### King County Data

In [45]:
import warnings

import pandas as pd
import numpy as np

import plotly.graph_objects as go
from plotly.subplots import make_subplots

%matplotlib inline

from sklearn.decomposition import KernelPCA
from sklearn.model_selection import train_test_split

warnings.filterwarnings("ignore", category=UserWarning)

In [2]:
housing_price = pd.read_csv("kc_house_data.csv")

## 전처리
df_preprocessed = housing_price.drop(["id", "date", "price"], axis = 1)\
.assign(date = pd.to_datetime(housing_price.date)).assign(price = housing_price.price)

## scores recoding
scoring_dict = dict()

In [3]:
def month_days_split(df_train : pd.DataFrame, df_test : pd.DataFrame) :
    """
    train/test set에서 `date` 열을 월별과 일별로 따로 분석하기 위한 함수
    """
    test_month = df_test.date.dt.month.astype(str)
    test_days = df_test.date.map(lambda x : x - df_preprocessed.date.min()).dt.days
    train_month = df_train.date.dt.month.astype(str)
    train_days = df_train.date.map(lambda x : x - df_preprocessed.date.min()).dt.days
    
    return [train_month, train_days], [test_month, test_days]

df_train, df_test = train_test_split(df_preprocessed, test_size = 0.3, shuffle = True, random_state = 14107)
df_train = df_train.reset_index(drop = True)
df_test = df_test.reset_index(drop = True)

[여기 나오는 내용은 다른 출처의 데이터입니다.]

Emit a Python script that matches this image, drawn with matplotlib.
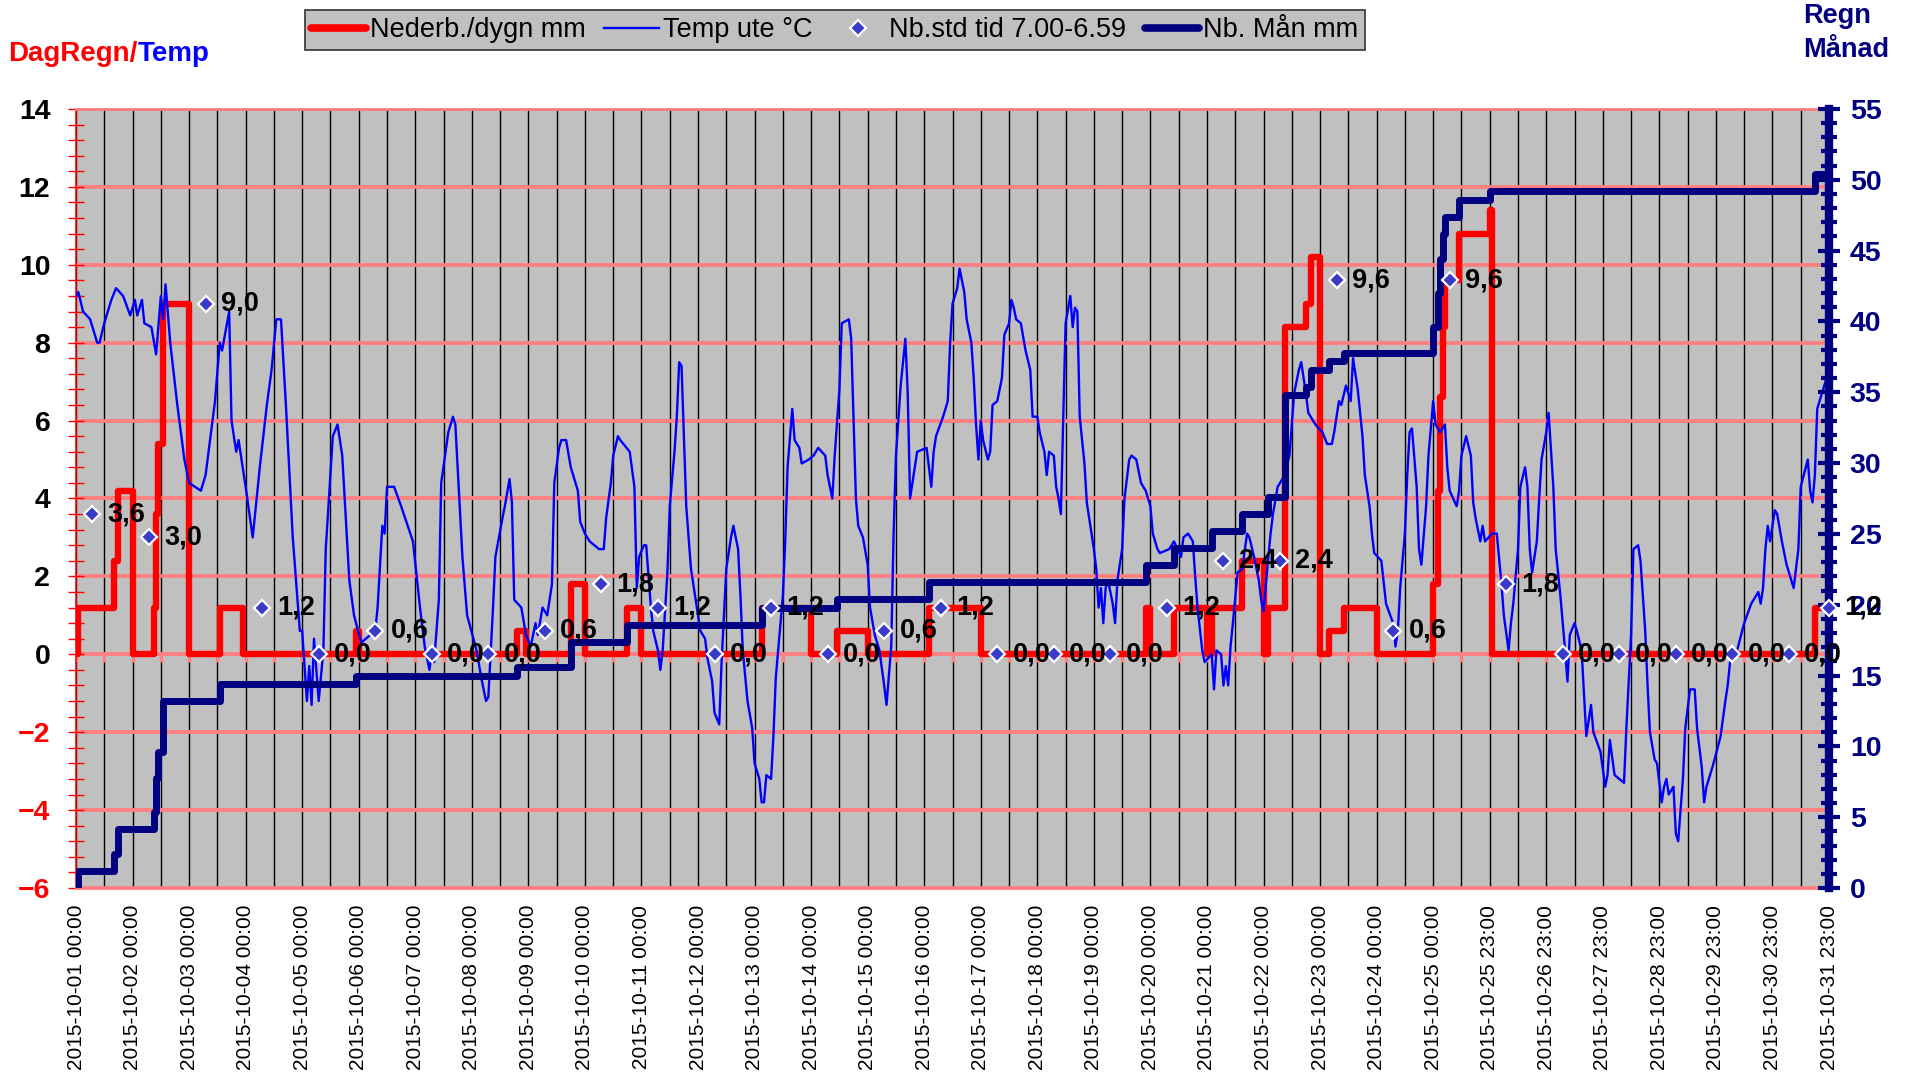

train_date, test_date = month_days_split(df_train, df_test)

In [4]:
X = df_train.drop(["date", "price"], axis = 1).assign(days = train_date[1]) ## 일별
y = df_train.price

XX = df_test.drop(["date", "price"], axis = 1).assign(days = test_date[1])
yy = df_test.price

In [None]:
central_location = X.loc[df_train.price == df_train.price.max(), ["long", "lat"]]
location = X[["long", "lat"]]

df_distance = location.assign(long_sq = location.long.map(lambda x : (x-central_location.iloc[0,0])**2)).assign(lat_sq = location.lat.map(lambda x : (x-central_location.iloc[0,1])**2))\
    .assign(distance = lambda _df : (_df.long_sq + _df.lat_sq)**0.5)